Rightmove reports busiest ever month and optimistic pricing but property is taking longer to sell

The average price of a UK property coming on to the market has risen by more than £2,400 in a month to just over £300,000 amid evidence of “record” levels of house-hunting activity, according to Rightmove.

The website, which tracks 90% of the UK property market, said the national average asking price for a home had increased by 0.8% during the past month, following the 0.7% rise it reported in mid-January.

However, some sellers may be over-pricing their properties: the average time to sell has risen once again and is now 72 days, compared with 67 days a month ago and 55 during the summer of 2017. In London, the average has climbed to 83 days.

Rightmove said that while it was the norm for new sellers’ asking prices to be buoyant at the start of a new year, “this first complete month in 2018 is seeing more pricing optimism than the comparable period in 2017”. In general, however, sellers were not being over-ambitious or setting too high a price, it added.

The website, which claims to display a stock of more than one million properties to buy or rent, said the average asking price now stood at £300,001, compared with £297,587 a month ago.

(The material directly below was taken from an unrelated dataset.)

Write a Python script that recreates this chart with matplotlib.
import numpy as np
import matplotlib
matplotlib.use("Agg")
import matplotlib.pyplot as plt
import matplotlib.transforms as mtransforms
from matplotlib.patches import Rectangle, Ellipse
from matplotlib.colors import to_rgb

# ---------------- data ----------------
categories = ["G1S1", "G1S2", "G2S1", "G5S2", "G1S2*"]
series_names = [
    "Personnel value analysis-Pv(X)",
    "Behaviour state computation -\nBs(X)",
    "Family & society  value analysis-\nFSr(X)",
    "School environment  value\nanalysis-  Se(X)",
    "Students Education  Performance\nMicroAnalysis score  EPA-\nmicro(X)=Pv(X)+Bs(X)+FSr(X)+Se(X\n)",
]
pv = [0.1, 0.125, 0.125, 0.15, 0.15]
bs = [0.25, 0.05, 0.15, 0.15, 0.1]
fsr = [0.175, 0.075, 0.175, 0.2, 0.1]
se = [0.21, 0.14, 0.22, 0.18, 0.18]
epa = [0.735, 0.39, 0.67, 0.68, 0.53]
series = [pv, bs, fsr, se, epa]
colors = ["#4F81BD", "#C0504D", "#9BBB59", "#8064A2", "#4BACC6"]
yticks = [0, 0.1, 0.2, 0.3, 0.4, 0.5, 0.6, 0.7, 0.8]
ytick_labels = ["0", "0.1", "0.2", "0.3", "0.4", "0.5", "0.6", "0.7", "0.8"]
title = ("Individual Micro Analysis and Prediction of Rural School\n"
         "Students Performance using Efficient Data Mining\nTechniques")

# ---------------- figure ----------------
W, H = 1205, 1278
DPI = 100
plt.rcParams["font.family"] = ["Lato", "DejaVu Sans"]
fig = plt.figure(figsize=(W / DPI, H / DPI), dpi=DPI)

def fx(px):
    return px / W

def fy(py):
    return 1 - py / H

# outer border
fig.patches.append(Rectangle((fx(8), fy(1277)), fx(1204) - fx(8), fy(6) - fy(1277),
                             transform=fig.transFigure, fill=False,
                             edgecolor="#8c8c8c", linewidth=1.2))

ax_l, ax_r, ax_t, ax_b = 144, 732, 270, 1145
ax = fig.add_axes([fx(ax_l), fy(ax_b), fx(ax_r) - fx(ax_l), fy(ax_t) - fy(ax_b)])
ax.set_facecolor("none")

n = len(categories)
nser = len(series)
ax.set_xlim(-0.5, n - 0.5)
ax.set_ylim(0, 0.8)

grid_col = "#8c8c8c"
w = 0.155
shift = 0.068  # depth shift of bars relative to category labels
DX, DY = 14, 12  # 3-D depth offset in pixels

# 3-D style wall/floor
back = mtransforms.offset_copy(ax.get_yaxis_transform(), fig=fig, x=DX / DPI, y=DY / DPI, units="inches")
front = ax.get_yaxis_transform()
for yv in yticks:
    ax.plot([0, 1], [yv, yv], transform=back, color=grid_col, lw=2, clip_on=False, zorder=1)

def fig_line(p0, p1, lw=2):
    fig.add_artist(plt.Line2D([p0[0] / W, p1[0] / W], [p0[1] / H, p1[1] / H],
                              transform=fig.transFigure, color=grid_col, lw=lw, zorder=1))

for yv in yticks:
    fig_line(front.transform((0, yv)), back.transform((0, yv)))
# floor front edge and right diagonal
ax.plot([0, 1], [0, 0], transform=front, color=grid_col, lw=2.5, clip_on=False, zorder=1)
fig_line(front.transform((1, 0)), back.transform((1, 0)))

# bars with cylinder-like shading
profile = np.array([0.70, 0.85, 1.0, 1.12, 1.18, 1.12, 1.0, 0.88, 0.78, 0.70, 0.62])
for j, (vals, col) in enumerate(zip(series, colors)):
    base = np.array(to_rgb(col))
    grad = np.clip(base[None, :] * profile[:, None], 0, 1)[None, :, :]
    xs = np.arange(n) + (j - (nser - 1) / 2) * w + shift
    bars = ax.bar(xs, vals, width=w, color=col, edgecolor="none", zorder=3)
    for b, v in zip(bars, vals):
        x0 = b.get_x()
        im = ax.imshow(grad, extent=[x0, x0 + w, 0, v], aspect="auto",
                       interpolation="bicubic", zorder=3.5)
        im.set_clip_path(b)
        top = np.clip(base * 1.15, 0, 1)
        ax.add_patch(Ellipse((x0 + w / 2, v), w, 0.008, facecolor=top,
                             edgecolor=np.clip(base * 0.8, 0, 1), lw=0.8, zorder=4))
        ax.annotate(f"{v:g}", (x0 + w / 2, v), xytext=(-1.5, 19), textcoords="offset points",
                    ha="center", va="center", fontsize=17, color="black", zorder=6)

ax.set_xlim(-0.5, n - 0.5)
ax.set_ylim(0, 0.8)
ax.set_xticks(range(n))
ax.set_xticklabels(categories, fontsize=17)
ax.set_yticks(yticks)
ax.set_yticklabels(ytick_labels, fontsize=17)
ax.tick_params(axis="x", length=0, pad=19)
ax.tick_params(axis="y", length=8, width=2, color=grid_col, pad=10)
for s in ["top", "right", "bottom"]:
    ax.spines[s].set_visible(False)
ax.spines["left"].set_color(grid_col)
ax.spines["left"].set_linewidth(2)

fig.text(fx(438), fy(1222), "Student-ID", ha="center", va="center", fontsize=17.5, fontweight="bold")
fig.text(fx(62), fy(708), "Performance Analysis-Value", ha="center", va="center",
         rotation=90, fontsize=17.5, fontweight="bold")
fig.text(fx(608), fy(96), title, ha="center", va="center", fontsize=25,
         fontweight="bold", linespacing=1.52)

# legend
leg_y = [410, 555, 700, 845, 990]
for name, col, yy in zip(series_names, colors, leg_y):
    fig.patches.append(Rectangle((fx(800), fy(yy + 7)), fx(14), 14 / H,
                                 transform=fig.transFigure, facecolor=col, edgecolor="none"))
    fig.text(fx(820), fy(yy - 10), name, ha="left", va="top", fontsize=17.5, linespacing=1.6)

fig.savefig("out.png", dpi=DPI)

It described January as its “busiest month ever”, with a record 141m website visits.

In all the UK regions it tracks, the typical price of a newly-marketed property rose during the past month, with the exception of south-west England, where the figure slipped back slightly. Scotland saw the biggest monthly increase, at 5.1%, while the north-east and Wales managed 3.6% and 3.5%.

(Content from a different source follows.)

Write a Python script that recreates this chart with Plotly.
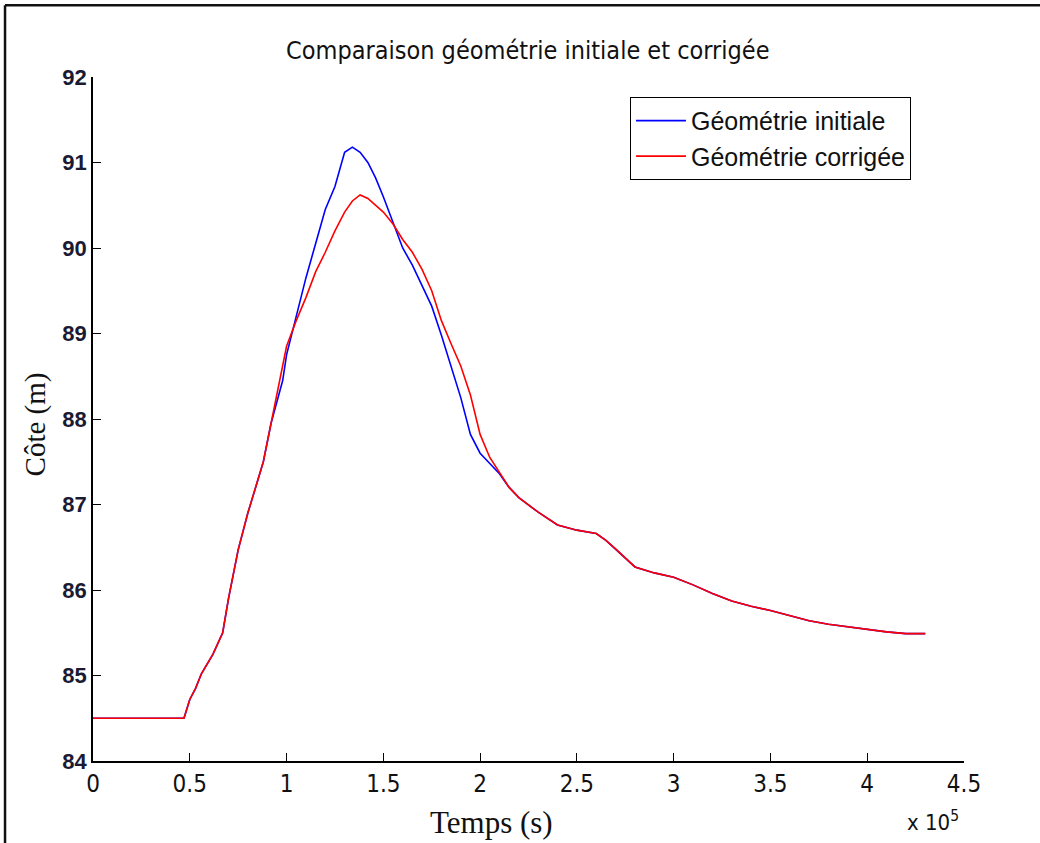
import plotly.graph_objects as go

# Time in units of 1e5 s
temps = [0, 0.47, 0.50, 0.53, 0.56, 0.62, 0.67, 0.70, 0.75, 0.80, 0.84, 0.88, 0.92,
         0.95, 0.98, 1.00, 1.05, 1.10, 1.15, 1.20, 1.25, 1.30, 1.34, 1.38, 1.42,
         1.46, 1.50, 1.55, 1.60, 1.65, 1.70, 1.75, 1.80, 1.85, 1.90, 1.95, 2.00,
         2.05, 2.10, 2.15, 2.20, 2.30, 2.40, 2.50, 2.60, 2.65, 2.70, 2.80, 2.90,
         3.00, 3.10, 3.20, 3.30, 3.40, 3.50, 3.60, 3.70, 3.80, 3.90, 4.00, 4.10,
         4.20, 4.30]

cote_initiale = [84.5, 84.5, 84.72, 84.85, 85.02, 85.25, 85.5, 85.9, 86.47, 86.9, 87.2,
                 87.5, 87.95, 88.2, 88.45, 88.75, 89.2, 89.65, 90.05, 90.45, 90.72,
                 91.12, 91.18, 91.12, 91.0, 90.82, 90.6, 90.3, 90.0, 89.8, 89.55,
                 89.32, 88.98, 88.62, 88.25, 87.82, 87.6, 87.48, 87.36, 87.2, 87.08,
                 86.91, 86.76, 86.7, 86.66, 86.58, 86.48, 86.27, 86.2, 86.15, 86.06,
                 85.96, 85.87, 85.81, 85.76, 85.7, 85.64, 85.6, 85.57, 85.54, 85.51,
                 85.49, 85.49]

cote_corrigee = [84.5, 84.5, 84.72, 84.85, 85.02, 85.25, 85.5, 85.9, 86.47, 86.9, 87.2,
                 87.5, 87.95, 88.3, 88.65, 88.85, 89.15, 89.42, 89.72, 89.95, 90.2,
                 90.42, 90.55, 90.62, 90.58, 90.5, 90.42, 90.28, 90.1, 89.95, 89.75,
                 89.5, 89.15, 88.88, 88.62, 88.28, 87.82, 87.55, 87.37, 87.2, 87.08,
                 86.91, 86.76, 86.7, 86.66, 86.58, 86.48, 86.27, 86.2, 86.15, 86.06,
                 85.96, 85.87, 85.81, 85.76, 85.7, 85.64, 85.6, 85.57, 85.54, 85.51,
                 85.49, 85.49]

x_ticks = [0, 0.5, 1, 1.5, 2, 2.5, 3, 3.5, 4, 4.5]
x_ticktext = ["0", "0.5", "1", "1.5", "2", "2.5", "3", "3.5", "4", "4.5"]
y_ticks = [84, 85, 86, 87, 88, 89, 90, 91, 92]

narrow = "Liberation Sans Narrow, Arial Narrow, DejaVu Sans Condensed, sans-serif"
sans = "Liberation Sans, Arial, sans-serif"
serif = "Liberation Serif, Times New Roman, DejaVu Serif, serif"

fig = go.Figure()
fig.add_trace(go.Scatter(x=temps, y=cote_initiale, mode="lines",
                         name="Géométrie initiale",
                         line=dict(color="#0000ff", width=1.6)))
fig.add_trace(go.Scatter(x=temps, y=cote_corrigee, mode="lines",
                         name="Géométrie corrigée",
                         line=dict(color="#ff0000", width=1.6)))

fig.update_layout(
    width=1040, height=843,
    margin=dict(l=93, r=76, t=77, b=82),
    paper_bgcolor="white", plot_bgcolor="white",
    title=dict(text="Comparaison géométrie initiale et corrigée",
               x=0.5075, xanchor="center", y=0.94, yanchor="middle",
               font=dict(family=narrow, size=25, color="#111111")),
    showlegend=True,
    legend=dict(x=0.6165, y=0.971, xanchor="left", yanchor="top",
                bgcolor="white", bordercolor="black", borderwidth=1,
                font=dict(family=sans, size=25, color="#111111"),
                itemwidth=50, tracegroupgap=0),
    xaxis=dict(range=[0, 4.5], tickvals=x_ticks, ticktext=x_ticktext,
               showgrid=False, zeroline=False, showline=True, linecolor="black",
               linewidth=1.5, ticks="inside", ticklen=8, tickcolor="black",
               tickfont=dict(family=narrow, size=24, color="#111111"),
               mirror=False),
    yaxis=dict(range=[84, 92], tickvals=y_ticks,
               showgrid=False, zeroline=False, showline=True, linecolor="black",
               linewidth=1.5, ticks="inside", ticklen=8, tickcolor="black",
               tickfont=dict(family=sans, size=22, color="#1a1a33", weight="bold"),
               mirror=False),
)

# axis titles (placed as in the original, x title slightly left of centre)
fig.add_annotation(text="Temps (s)", xref="paper", yref="paper",
                   x=0.457, y=-0.0906, xanchor="center", yanchor="middle",
                   showarrow=False, font=dict(family=serif, size=31, color="#111111"))
fig.add_annotation(text="Côte (m)", xref="paper", yref="paper",
                   x=-0.0666, y=0.492, xanchor="center", yanchor="middle",
                   textangle=-90, showarrow=False,
                   font=dict(family=serif, size=29, color="#111111"))

fig.add_annotation(text="x 10<sup>5</sup>", xref="paper", yref="paper",
                   x=0.997, y=-0.088, xanchor="right", yanchor="middle",
                   showarrow=False, font=dict(family=narrow, size=22, color="#111111"))

# outer frame of the original figure window
fig.add_shape(type="line", xref="paper", yref="paper",
              x0=-0.101, x1=1.2, y0=1.105, y1=1.105,
              line=dict(color="#111111", width=2.5))
fig.add_shape(type="line", xref="paper", yref="paper",
              x0=-0.101, x1=-0.101, y0=1.105, y1=-0.2,
              line=dict(color="#111111", width=2.5))

fig.write_html("out.html")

However, on a national basis, the annual rate of price growth “remains subdued” at 1.5%, said the website.

Separate Rightmove data for London show that the city’s 32 boroughs have enjoyed mixed fortunes. In Lambeth, asking prices have fallen by 1.4% during the past month, and are down 7.3% on 12 months ago. The average price there is £635,376.

Other London boroughs where typical asking prices have fallen during the past four to five weeks include Tower Hamlets (down 1.2%), Hounslow (down 0.8%) and Brent (down 0.6%).

The figures may also indicate that the areas of London that are home to the most expensive properties are bouncing back from some of their lows; or that some sellers are being greedy. In Westminster and Kensington and Chelsea — the two boroughs where the typical price tag is above £1m — asking prices jumped 3.8% and 2.5% during the past month.